Do this:
Would you copy out the whole listing exactly as given?

§ §

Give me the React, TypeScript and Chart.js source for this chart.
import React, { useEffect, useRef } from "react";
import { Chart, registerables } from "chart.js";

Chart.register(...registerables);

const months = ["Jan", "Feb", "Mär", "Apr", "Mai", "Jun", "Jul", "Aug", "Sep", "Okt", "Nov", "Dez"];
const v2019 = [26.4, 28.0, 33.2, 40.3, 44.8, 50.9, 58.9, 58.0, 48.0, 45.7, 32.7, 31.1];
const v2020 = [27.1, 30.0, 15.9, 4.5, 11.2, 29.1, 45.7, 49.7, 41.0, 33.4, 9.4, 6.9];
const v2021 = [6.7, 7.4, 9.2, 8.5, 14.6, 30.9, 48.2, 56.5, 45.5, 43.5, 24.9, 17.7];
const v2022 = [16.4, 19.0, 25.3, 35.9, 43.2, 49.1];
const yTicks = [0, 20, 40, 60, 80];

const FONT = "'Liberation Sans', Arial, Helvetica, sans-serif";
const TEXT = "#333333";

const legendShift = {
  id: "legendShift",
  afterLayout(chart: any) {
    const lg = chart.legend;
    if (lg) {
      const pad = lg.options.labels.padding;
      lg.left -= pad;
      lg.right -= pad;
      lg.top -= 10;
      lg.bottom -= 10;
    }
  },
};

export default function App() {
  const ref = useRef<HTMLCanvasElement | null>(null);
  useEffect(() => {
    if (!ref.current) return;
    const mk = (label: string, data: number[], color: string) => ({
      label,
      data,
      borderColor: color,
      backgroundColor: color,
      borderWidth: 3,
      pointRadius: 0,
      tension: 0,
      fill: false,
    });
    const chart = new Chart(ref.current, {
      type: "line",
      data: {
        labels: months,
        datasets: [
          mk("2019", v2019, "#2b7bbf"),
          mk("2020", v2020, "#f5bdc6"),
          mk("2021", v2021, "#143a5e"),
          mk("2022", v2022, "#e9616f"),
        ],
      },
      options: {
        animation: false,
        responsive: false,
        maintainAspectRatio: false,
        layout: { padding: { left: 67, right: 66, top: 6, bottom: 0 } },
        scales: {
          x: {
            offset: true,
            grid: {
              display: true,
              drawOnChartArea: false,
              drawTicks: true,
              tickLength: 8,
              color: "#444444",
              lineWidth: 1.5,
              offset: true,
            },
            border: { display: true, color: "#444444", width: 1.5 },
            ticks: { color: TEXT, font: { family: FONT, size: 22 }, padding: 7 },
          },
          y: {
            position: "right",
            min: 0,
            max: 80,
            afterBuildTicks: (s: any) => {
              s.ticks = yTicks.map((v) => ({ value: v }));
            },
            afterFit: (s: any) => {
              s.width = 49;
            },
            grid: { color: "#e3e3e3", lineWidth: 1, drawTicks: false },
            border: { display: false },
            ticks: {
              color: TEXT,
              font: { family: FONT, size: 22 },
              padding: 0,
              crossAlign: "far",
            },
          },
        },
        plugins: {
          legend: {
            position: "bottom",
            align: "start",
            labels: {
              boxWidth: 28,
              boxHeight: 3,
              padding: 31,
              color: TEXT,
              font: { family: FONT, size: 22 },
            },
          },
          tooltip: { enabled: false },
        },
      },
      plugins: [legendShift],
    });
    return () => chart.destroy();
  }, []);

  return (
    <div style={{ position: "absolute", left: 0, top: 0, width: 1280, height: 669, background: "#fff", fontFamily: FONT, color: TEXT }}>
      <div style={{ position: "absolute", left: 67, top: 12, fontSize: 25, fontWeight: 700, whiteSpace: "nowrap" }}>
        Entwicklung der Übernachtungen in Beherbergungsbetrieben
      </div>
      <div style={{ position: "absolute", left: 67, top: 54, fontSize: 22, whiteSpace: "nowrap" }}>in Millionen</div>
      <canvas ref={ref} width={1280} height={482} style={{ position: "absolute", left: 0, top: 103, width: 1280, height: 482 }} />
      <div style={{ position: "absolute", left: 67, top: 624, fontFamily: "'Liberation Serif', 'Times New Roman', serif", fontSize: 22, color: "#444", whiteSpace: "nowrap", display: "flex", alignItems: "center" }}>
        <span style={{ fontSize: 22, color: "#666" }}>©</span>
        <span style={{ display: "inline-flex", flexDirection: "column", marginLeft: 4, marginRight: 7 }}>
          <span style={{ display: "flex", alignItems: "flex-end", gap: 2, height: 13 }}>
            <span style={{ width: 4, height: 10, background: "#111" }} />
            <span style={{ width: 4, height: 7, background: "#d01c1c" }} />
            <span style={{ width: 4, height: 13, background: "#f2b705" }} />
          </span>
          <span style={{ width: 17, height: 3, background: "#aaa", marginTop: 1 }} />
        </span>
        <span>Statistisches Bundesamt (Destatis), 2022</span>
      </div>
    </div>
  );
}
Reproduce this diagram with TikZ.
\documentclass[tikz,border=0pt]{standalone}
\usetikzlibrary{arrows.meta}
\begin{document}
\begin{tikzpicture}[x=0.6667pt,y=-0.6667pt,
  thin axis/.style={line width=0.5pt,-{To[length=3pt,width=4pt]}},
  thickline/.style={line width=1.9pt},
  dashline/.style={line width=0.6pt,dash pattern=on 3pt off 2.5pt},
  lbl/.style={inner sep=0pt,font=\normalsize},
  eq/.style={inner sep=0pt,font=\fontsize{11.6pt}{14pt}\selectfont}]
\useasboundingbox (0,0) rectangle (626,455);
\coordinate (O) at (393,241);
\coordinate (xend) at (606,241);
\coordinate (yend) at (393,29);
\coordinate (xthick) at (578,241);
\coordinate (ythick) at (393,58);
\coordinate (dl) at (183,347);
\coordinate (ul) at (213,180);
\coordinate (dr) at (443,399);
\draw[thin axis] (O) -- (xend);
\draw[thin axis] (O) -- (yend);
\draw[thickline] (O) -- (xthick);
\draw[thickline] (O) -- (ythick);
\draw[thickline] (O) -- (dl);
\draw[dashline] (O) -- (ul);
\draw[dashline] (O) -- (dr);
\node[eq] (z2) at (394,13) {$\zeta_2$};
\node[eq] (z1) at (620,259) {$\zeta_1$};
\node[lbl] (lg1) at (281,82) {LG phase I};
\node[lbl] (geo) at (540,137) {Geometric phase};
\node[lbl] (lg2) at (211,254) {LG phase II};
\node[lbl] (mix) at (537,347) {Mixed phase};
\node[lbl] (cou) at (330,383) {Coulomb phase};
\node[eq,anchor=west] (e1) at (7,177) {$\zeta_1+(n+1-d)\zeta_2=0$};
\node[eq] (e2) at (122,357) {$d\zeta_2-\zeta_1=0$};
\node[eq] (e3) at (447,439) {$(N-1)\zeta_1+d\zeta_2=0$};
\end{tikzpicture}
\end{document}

§ §

Solution to this task:
Give me the React, TypeScript and Chart.js source for this chart.
import React, { useEffect, useRef } from "react";
import { Chart, registerables } from "chart.js";

Chart.register(...registerables);

const months = ["Jan", "Feb", "Mär", "Apr", "Mai", "Jun", "Jul", "Aug", "Sep", "Okt", "Nov", "Dez"];
const v2019 = [26.4, 28.0, 33.2, 40.3, 44.8, 50.9, 58.9, 58.0, 48.0, 45.7, 32.7, 31.1];
const v2020 = [27.1, 30.0, 15.9, 4.5, 11.2, 29.1, 45.7, 49.7, 41.0, 33.4, 9.4, 6.9];
const v2021 = [6.7, 7.4, 9.2, 8.5, 14.6, 30.9, 48.2, 56.5, 45.5, 43.5, 24.9, 17.7];
const v2022 = [16.4, 19.0, 25.3, 35.9, 43.2, 49.1];
const yTicks = [0, 20, 40, 60, 80];

const FONT = "'Liberation Sans', Arial, Helvetica, sans-serif";
const TEXT = "#333333";

const legendShift = {
  id: "legendShift",
  afterLayout(chart: any) {
    const lg = chart.legend;
    if (lg) {
      const pad = lg.options.labels.padding;
      lg.left -= pad;
      lg.right -= pad;
      lg.top -= 10;
      lg.bottom -= 10;
    }
  },
};

export default function App() {
  const ref = useRef<HTMLCanvasElement | null>(null);
  useEffect(() => {
    if (!ref.current) return;
    const mk = (label: string, data: number[], color: string) => ({
      label,
      data,
      borderColor: color,
      backgroundColor: color,
      borderWidth: 3,
      pointRadius: 0,
      tension: 0,
      fill: false,
    });
    const chart = new Chart(ref.current, {
      type: "line",
      data: {
        labels: months,
        datasets: [
          mk("2019", v2019, "#2b7bbf"),
          mk("2020", v2020, "#f5bdc6"),
          mk("2021", v2021, "#143a5e"),
          mk("2022", v2022, "#e9616f"),
        ],
      },
      options: {
        animation: false,
        responsive: false,
        maintainAspectRatio: false,
        layout: { padding: { left: 67, right: 66, top: 6, bottom: 0 } },
        scales: {
          x: {
            offset: true,
            grid: {
              display: true,
              drawOnChartArea: false,
              drawTicks: true,
              tickLength: 8,
              color: "#444444",
              lineWidth: 1.5,
              offset: true,
            },
            border: { display: true, color: "#444444", width: 1.5 },
            ticks: { color: TEXT, font: { family: FONT, size: 22 }, padding: 7 },
          },
          y: {
            position: "right",
            min: 0,
            max: 80,
            afterBuildTicks: (s: any) => {
              s.ticks = yTicks.map((v) => ({ value: v }));
            },
            afterFit: (s: any) => {
              s.width = 49;
            },
            grid: { color: "#e3e3e3", lineWidth: 1, drawTicks: false },
            border: { display: false },
            ticks: {
              color: TEXT,
              font: { family: FONT, size: 22 },
              padding: 0,
              crossAlign: "far",
            },
          },
        },
        plugins: {
          legend: {
            position: "bottom",
            align: "start",
            labels: {
              boxWidth: 28,
              boxHeight: 3,
              padding: 31,
              color: TEXT,
              font: { family: FONT, size: 22 },
            },
          },
          tooltip: { enabled: false },
        },
      },
      plugins: [legendShift],
    });
    return () => chart.destroy();
  }, []);

  return (
    <div style={{ position: "absolute", left: 0, top: 0, width: 1280, height: 669, background: "#fff", fontFamily: FONT, color: TEXT }}>
      <div style={{ position: "absolute", left: 67, top: 12, fontSize: 25, fontWeight: 700, whiteSpace: "nowrap" }}>
        Entwicklung der Übernachtungen in Beherbergungsbetrieben
      </div>
      <div style={{ position: "absolute", left: 67, top: 54, fontSize: 22, whiteSpace: "nowrap" }}>in Millionen</div>
      <canvas ref={ref} width={1280} height={482} style={{ position: "absolute", left: 0, top: 103, width: 1280, height: 482 }} />
      <div style={{ position: "absolute", left: 67, top: 624, fontFamily: "'Liberation Serif', 'Times New Roman', serif", fontSize: 22, color: "#444", whiteSpace: "nowrap", display: "flex", alignItems: "center" }}>
        <span style={{ fontSize: 22, color: "#666" }}>©</span>
        <span style={{ display: "inline-flex", flexDirection: "column", marginLeft: 4, marginRight: 7 }}>
          <span style={{ display: "flex", alignItems: "flex-end", gap: 2, height: 13 }}>
            <span style={{ width: 4, height: 10, background: "#111" }} />
            <span style={{ width: 4, height: 7, background: "#d01c1c" }} />
            <span style={{ width: 4, height: 13, background: "#f2b705" }} />
          </span>
          <span style={{ width: 17, height: 3, background: "#aaa", marginTop: 1 }} />
        </span>
        <span>Statistisches Bundesamt (Destatis), 2022</span>
      </div>
    </div>
  );
}
Reproduce this diagram with TikZ.
\documentclass[tikz,border=0pt]{standalone}
\usetikzlibrary{arrows.meta}
\begin{document}
\begin{tikzpicture}[x=0.6667pt,y=-0.6667pt,
  thin axis/.style={line width=0.5pt,-{To[length=3pt,width=4pt]}},
  thickline/.style={line width=1.9pt},
  dashline/.style={line width=0.6pt,dash pattern=on 3pt off 2.5pt},
  lbl/.style={inner sep=0pt,font=\normalsize},
  eq/.style={inner sep=0pt,font=\fontsize{11.6pt}{14pt}\selectfont}]
\useasboundingbox (0,0) rectangle (626,455);
\coordinate (O) at (393,241);
\coordinate (xend) at (606,241);
\coordinate (yend) at (393,29);
\coordinate (xthick) at (578,241);
\coordinate (ythick) at (393,58);
\coordinate (dl) at (183,347);
\coordinate (ul) at (213,180);
\coordinate (dr) at (443,399);
\draw[thin axis] (O) -- (xend);
\draw[thin axis] (O) -- (yend);
\draw[thickline] (O) -- (xthick);
\draw[thickline] (O) -- (ythick);
\draw[thickline] (O) -- (dl);
\draw[dashline] (O) -- (ul);
\draw[dashline] (O) -- (dr);
\node[eq] (z2) at (394,13) {$\zeta_2$};
\node[eq] (z1) at (620,259) {$\zeta_1$};
\node[lbl] (lg1) at (281,82) {LG phase I};
\node[lbl] (geo) at (540,137) {Geometric phase};
\node[lbl] (lg2) at (211,254) {LG phase II};
\node[lbl] (mix) at (537,347) {Mixed phase};
\node[lbl] (cou) at (330,383) {Coulomb phase};
\node[eq,anchor=west] (e1) at (7,177) {$\zeta_1+(n+1-d)\zeta_2=0$};
\node[eq] (e2) at (122,357) {$d\zeta_2-\zeta_1=0$};
\node[eq] (e3) at (447,439) {$(N-1)\zeta_1+d\zeta_2=0$};
\end{tikzpicture}
\end{document}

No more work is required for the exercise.